The 2023 job market is incredible.

With upwards revisions to March and April, this May jobs report adds 432,000 new jobs to the 2023 total. The average for the first 5 months of 2023 is 314,000 jobs created.

How strong is the rate of 314,000 jobs per month? It is 3.6X what it averaged from 2000 through 2019. A year with a monthly average of 314,000 jobs created would fall into the top 10 for all the years since 1939, when records began.



Four variables make job creation at this rate absurd (in a good way).
1. We began 2023 with 3.4% unemployment - the lowest it had been in 54 years.
2. The Fed has been dramatically raising interest rates. 15 months ago, their overnight rates were 0.05%. That rate is now 5.05% - its highest in 16 years.
3. 10,000 baby boomers are hitting retirement age every single day.
4. 2021 and 2022 rank first and second all-time for job creation. 12 million jobs created in 2 years. That’s absurd and would suggest that the rate of job creation might “correct” to a lower rate.

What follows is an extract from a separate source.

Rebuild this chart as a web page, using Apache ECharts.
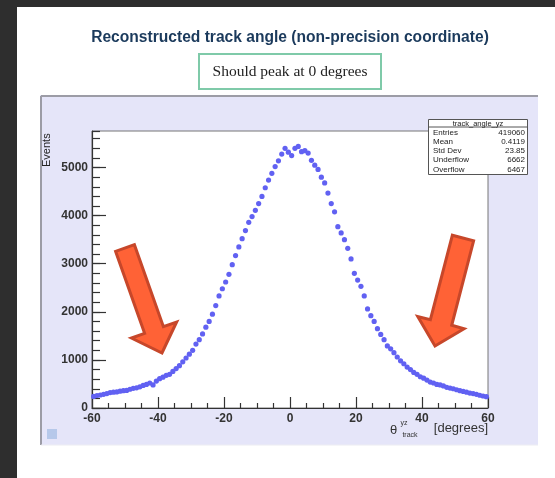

Any one of these four variables would be a perfectly plausible explanation for a slow year of job creation in 2023. And yet the economy is creating jobs at a rate that would make headlines and create buzz during FDR, Reagan or Clinton’s presidencies. (FDR – like Biden - had 2 years with a more rapid rate of job creation than 2023. Reagan and Clinton each had only 1.)

Of course, we will find a way to dismiss this and move on to the next bit of handwringing to replace our fretting about the price of eggs. And the memes will be catchy - so much better than - yawn - data.